> _Problem to work on_: Skip pictures in the listing below; copy exactly the lines from the one with "Write a Python" through the one with "['Antal', 'företag'], ['Antal', 'anställda']]", inclusive.

-- start Dataset excerpts --

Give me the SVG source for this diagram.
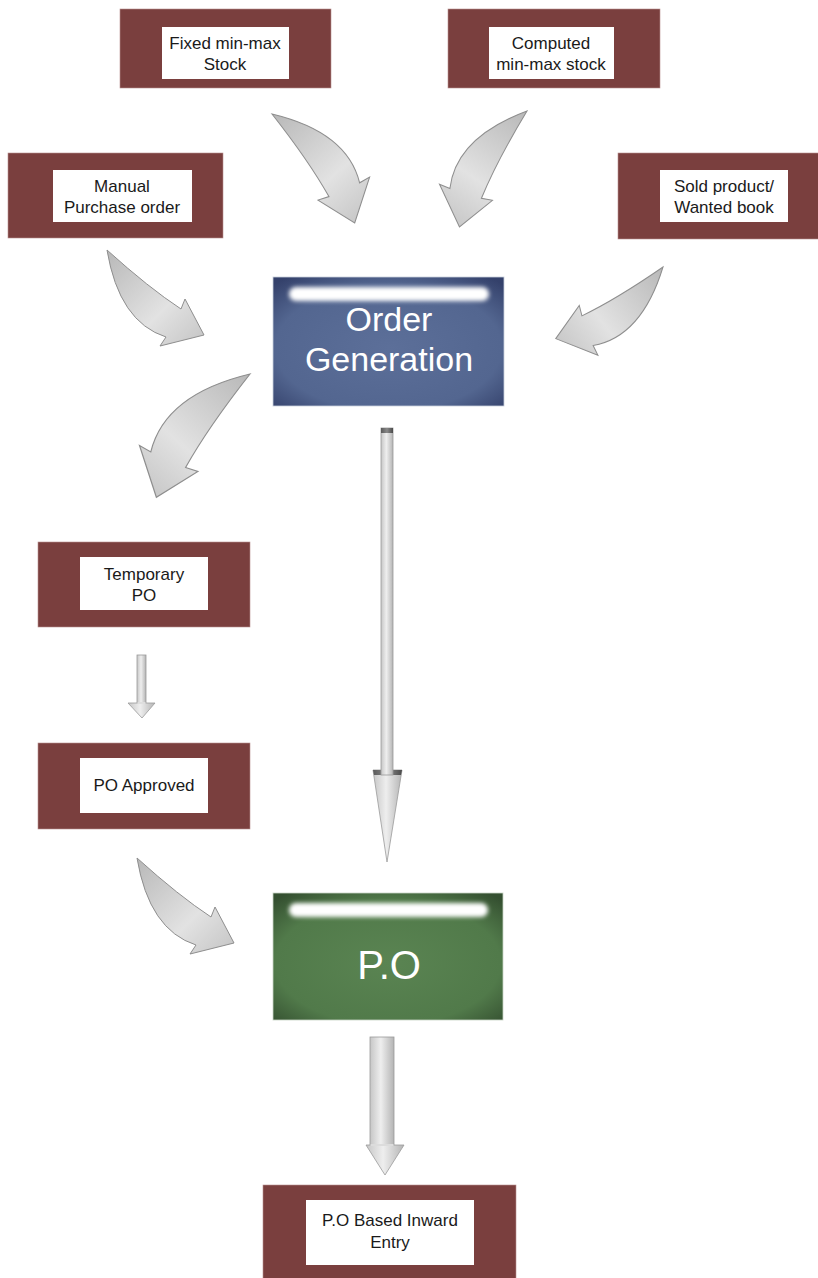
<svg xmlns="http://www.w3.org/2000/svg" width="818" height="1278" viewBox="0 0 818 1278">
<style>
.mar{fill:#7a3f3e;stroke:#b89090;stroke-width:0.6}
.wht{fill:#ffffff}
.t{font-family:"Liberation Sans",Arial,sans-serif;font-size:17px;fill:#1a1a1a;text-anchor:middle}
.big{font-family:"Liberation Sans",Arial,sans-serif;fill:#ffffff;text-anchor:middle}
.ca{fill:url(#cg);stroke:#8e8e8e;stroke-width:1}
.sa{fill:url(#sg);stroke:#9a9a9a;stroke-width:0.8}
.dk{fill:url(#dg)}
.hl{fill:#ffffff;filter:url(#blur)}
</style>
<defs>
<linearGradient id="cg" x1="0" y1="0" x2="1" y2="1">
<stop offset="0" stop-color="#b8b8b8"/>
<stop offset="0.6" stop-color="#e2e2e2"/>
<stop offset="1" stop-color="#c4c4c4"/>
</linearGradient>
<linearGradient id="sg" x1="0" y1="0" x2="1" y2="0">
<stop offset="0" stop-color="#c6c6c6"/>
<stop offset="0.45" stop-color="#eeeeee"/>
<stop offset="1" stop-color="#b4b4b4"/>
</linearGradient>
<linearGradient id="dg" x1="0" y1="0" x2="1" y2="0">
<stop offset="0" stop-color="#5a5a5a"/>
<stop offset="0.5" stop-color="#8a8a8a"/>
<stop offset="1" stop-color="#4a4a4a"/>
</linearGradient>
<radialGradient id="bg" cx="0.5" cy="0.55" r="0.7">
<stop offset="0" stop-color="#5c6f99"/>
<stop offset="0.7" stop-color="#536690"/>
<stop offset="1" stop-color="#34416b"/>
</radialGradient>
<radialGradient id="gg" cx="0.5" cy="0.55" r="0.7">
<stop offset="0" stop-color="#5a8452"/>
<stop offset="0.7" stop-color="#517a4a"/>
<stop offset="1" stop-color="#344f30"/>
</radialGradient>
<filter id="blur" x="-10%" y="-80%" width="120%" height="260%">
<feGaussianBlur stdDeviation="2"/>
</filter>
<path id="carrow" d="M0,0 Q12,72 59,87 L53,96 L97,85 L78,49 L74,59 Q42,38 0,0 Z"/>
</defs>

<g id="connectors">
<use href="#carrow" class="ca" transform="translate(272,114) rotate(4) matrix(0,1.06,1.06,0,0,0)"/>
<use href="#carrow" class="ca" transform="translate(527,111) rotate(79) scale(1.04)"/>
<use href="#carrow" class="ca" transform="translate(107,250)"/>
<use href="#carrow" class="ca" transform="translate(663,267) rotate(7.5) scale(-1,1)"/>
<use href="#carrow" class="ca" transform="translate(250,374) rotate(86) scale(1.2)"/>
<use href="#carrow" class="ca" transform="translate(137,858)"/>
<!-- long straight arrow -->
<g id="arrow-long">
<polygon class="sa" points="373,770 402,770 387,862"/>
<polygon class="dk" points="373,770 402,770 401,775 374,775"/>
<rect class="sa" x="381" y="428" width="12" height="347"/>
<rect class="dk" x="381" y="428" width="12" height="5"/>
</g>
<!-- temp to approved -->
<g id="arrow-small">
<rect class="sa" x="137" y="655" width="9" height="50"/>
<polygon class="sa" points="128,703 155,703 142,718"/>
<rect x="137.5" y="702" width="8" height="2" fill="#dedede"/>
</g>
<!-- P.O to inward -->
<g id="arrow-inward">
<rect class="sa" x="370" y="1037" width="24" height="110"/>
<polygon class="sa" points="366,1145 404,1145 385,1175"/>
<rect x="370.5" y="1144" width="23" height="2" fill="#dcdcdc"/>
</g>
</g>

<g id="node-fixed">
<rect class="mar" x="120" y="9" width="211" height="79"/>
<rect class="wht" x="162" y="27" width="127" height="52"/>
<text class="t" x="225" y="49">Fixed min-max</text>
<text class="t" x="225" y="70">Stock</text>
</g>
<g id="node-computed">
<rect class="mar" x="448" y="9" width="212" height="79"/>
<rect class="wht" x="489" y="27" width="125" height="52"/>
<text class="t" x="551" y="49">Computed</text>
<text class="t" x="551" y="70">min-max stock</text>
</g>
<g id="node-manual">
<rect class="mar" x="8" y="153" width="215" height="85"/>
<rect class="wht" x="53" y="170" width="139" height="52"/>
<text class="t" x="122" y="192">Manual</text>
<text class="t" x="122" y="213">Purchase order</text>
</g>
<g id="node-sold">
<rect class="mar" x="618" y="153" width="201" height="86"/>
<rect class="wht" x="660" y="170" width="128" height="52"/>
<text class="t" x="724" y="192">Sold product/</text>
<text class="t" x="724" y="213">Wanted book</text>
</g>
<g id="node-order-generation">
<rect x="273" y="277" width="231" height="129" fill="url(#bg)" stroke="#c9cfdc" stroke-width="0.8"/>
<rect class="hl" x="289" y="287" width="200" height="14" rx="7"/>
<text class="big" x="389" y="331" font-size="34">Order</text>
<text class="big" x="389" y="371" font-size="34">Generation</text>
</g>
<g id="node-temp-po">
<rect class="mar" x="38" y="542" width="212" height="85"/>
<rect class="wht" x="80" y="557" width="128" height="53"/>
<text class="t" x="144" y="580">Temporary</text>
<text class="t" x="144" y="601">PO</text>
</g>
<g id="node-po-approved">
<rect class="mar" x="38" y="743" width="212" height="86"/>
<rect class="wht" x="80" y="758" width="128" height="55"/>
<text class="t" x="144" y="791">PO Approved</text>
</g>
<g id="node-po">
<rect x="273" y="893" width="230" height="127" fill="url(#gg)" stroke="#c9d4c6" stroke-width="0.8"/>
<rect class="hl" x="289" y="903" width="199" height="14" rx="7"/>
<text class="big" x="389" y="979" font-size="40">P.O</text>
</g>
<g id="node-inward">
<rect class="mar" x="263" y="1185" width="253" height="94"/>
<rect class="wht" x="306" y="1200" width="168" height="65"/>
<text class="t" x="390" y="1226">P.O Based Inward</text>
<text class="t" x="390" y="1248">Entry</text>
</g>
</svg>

-- end Dataset excerpts --
-- start Dataset excerpts --

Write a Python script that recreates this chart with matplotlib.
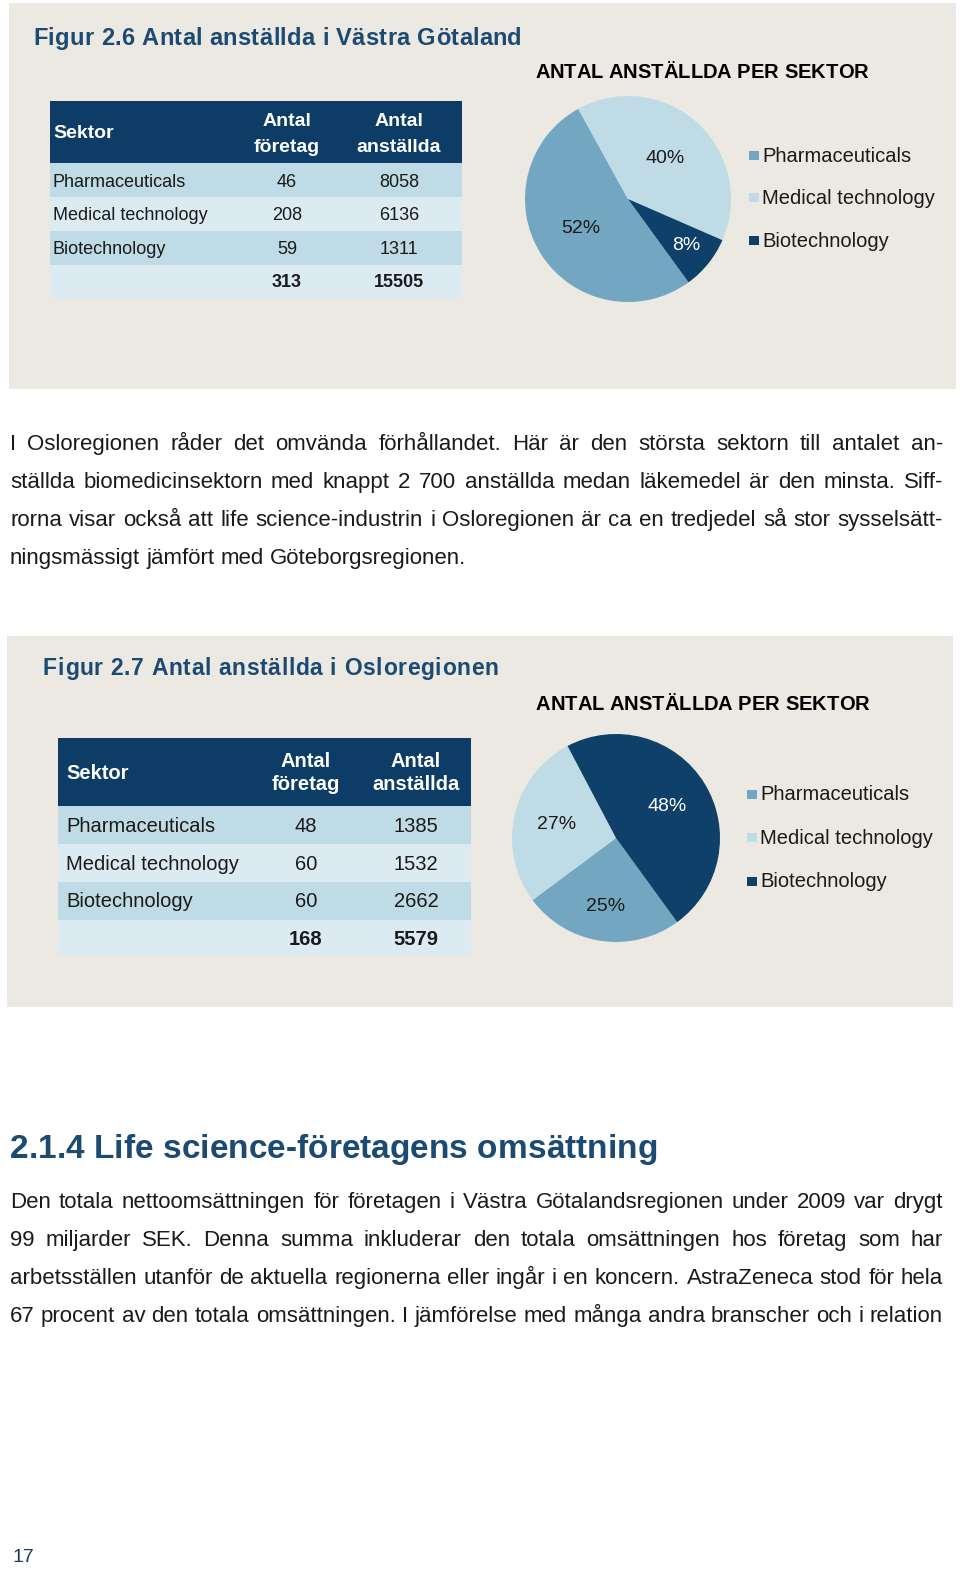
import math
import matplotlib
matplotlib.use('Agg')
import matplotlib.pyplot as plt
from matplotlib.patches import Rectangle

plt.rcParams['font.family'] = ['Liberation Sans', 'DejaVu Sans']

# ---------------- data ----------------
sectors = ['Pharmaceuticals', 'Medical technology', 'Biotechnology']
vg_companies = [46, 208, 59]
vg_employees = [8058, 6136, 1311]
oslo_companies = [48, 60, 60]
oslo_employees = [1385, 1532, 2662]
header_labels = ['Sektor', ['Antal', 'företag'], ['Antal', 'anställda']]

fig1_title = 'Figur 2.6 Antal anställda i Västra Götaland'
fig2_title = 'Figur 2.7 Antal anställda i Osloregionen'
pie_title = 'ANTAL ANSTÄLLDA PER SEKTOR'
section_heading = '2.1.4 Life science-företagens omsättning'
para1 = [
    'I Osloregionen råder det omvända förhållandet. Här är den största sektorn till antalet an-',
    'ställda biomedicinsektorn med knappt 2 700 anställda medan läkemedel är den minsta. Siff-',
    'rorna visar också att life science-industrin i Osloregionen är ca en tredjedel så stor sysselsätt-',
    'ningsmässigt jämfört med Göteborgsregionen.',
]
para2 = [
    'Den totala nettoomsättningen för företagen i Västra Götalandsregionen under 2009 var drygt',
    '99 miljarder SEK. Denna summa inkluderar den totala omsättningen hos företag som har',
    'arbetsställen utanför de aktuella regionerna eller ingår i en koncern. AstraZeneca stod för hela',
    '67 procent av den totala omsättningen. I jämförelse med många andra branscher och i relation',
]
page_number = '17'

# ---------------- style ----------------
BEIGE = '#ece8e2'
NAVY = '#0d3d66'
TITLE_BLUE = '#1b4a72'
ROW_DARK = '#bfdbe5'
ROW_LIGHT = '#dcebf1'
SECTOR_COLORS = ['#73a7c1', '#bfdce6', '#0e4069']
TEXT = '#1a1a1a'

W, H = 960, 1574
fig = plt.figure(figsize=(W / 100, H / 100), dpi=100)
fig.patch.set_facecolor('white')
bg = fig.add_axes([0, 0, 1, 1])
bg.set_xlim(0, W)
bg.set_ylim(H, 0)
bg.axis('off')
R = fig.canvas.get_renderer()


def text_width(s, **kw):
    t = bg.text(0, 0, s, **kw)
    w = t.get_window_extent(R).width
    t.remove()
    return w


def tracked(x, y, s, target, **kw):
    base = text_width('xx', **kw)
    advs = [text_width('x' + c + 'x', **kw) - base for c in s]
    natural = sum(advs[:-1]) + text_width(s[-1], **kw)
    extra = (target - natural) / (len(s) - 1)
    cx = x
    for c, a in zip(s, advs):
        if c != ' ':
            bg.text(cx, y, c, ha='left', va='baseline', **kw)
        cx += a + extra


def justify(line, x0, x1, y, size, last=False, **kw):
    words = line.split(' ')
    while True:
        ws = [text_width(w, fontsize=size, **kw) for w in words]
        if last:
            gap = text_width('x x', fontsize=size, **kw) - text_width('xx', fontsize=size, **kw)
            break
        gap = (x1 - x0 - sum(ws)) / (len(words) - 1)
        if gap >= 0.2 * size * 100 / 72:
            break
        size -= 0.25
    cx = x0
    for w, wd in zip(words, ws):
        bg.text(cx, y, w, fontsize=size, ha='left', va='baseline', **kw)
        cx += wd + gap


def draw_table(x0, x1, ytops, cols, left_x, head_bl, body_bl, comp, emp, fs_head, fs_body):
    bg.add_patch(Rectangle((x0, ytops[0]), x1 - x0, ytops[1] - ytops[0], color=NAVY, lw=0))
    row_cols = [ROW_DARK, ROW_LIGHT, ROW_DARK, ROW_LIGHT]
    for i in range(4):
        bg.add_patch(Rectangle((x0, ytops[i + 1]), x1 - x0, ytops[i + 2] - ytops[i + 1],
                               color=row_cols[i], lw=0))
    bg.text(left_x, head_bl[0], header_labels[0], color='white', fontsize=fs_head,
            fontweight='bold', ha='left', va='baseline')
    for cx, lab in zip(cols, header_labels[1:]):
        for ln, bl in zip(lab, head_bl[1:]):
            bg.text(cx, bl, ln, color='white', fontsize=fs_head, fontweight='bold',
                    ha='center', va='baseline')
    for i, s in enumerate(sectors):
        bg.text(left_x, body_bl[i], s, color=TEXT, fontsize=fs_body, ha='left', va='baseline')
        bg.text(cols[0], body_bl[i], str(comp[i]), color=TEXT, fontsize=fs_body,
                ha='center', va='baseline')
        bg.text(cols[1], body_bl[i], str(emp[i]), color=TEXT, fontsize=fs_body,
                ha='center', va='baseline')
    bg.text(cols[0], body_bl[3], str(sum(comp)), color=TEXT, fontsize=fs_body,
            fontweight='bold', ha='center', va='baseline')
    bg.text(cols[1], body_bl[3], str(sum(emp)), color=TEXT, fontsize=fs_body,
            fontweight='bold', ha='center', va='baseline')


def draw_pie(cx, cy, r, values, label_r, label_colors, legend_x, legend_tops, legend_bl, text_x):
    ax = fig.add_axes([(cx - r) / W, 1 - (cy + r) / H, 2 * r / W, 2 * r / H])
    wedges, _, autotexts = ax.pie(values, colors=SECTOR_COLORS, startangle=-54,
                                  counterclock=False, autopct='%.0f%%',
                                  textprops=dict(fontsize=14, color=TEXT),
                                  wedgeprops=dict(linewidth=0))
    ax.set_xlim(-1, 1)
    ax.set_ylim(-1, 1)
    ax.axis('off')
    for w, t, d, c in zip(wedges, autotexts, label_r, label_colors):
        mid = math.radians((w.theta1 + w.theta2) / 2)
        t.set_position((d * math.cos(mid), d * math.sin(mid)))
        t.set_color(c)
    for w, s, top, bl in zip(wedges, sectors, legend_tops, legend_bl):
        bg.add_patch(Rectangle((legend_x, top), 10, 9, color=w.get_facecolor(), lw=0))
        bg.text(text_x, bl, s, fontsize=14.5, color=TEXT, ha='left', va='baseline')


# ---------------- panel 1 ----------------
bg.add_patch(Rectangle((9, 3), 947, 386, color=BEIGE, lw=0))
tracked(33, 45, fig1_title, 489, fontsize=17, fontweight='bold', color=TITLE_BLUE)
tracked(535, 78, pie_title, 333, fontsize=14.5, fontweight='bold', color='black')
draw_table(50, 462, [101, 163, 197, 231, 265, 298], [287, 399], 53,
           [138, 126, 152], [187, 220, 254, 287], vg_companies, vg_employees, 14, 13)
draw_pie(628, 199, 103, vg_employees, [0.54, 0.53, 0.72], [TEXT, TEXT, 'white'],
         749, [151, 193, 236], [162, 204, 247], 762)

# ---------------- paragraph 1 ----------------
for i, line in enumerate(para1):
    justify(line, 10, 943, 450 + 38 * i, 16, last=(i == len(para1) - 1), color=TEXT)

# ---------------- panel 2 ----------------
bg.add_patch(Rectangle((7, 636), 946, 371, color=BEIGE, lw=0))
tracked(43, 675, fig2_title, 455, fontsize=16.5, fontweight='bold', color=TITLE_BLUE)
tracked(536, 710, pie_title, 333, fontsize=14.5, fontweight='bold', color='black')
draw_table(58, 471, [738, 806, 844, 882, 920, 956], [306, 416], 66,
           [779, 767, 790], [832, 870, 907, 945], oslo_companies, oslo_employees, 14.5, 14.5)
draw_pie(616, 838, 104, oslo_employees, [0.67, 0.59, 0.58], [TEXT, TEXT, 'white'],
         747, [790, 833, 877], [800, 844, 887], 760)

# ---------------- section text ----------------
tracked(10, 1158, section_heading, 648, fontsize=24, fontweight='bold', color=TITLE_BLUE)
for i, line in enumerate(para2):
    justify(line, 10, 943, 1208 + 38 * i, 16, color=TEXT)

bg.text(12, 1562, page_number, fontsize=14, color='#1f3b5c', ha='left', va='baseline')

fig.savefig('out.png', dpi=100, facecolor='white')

-- end Dataset excerpts --

> _Task result_:
Write a Python script that recreates this chart with matplotlib.
import math
import matplotlib
matplotlib.use('Agg')
import matplotlib.pyplot as plt
from matplotlib.patches import Rectangle

plt.rcParams['font.family'] = ['Liberation Sans', 'DejaVu Sans']

# ---------------- data ----------------
sectors = ['Pharmaceuticals', 'Medical technology', 'Biotechnology']
vg_companies = [46, 208, 59]
vg_employees = [8058, 6136, 1311]
oslo_companies = [48, 60, 60]
oslo_employees = [1385, 1532, 2662]
header_labels = ['Sektor', ['Antal', 'företag'], ['Antal', 'anställda']]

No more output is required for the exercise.